Herbert, who spoke to Mining Weekly Online in the attached video interview, says his company – which is South Africa’s biggest recruiter of mineworkers – is not expecting to do any recruiting for the next year to 18 months.
“We don’t foresee any recruiting for the next year or even year and a half. The total number of mineworkers in platinum and gold is probably going to reduce over the next two years and into the future at about 8% a year,” he said.
While the interview was under way, gold-mining major Harmony Gold announced that it was initiating a Section 189 retrenchment consultation process in an attempt to restore profitability at its 6 300-employee lossmaking Kusasalethu gold mine near Carletonville and precious metals producers are currently bemoaning a worker surplus.
Aggravating labour relations in the precious metals sector currently is a perception doing the rounds that platinum mineworkers have done well out of their five-month strike and that they are now in a sweeter spot than their gold-mining colleagues.
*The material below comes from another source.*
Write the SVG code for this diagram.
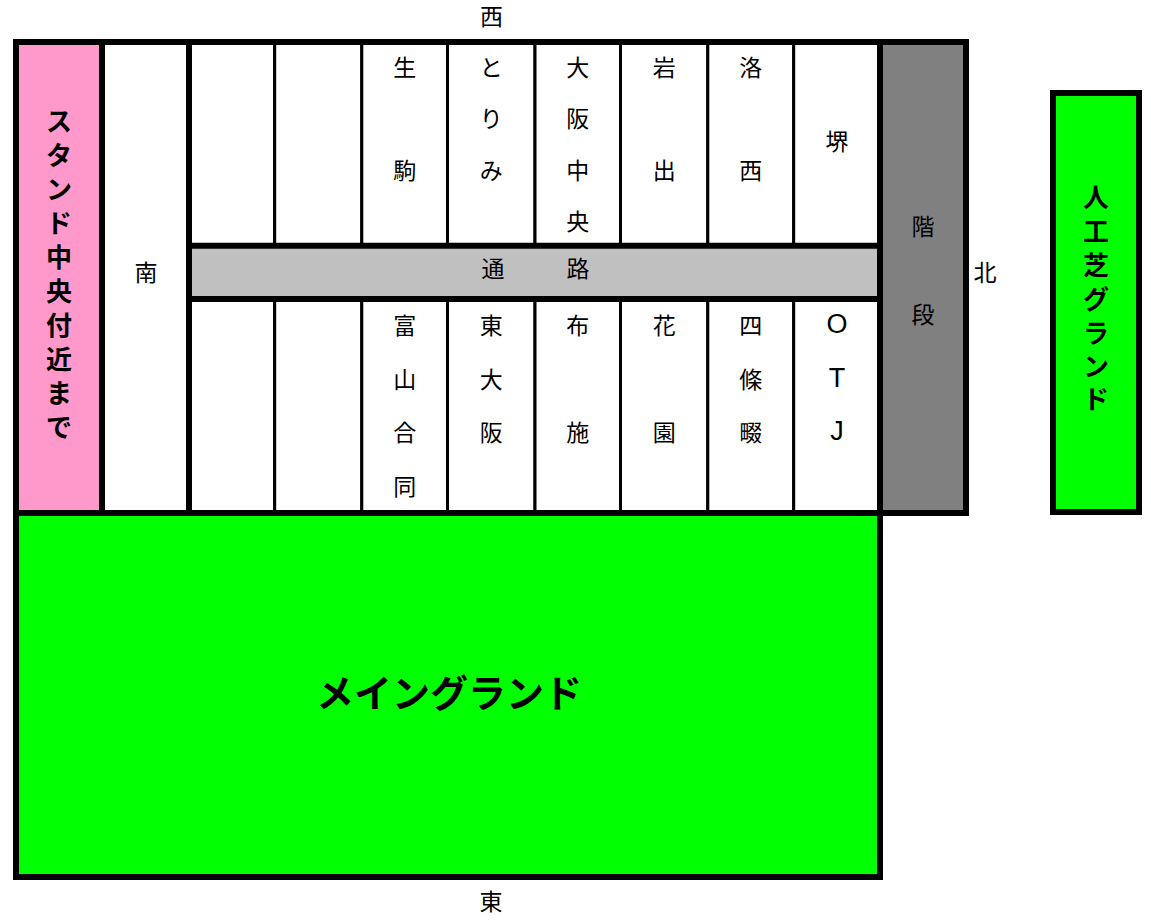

This is creating concern that gold mineworkers may go out on strike next year in an attempt to benefit in the same way as they perceive platinum workers to have benefited from prolonged strike action.
“We certainly hope that there won’t be a gold strike… and that the respective stakeholders will play their roles quicker than they did this year and therefore stave off a strike,” says Herbert.
In the last decade, the numbers of mineworkers recruited from host communities around mines rather than distant provinces like the Eastern Cape and KwaZulu-Natal has increased significantly and distance recruiting is diminishing markedly.
Also, less than 30% of South African mineworkers now come from foreign countries compared with double that percentage prior to the change of the Immigration Act in 2003, which prohibited the recruiting of foreign novices and only allowed foreign mineworkers with skills to be taken on.
In addition to recruitment, Teba is also working closely with government on a jobs fund subsidy and with various platinum producers to upskill local communities.
It also provides a number of financial services, sets out to ensure that those who have ceased working are paid the money they are owed by the respective funds and coordinates the social and labour plan development commitments of mining companies.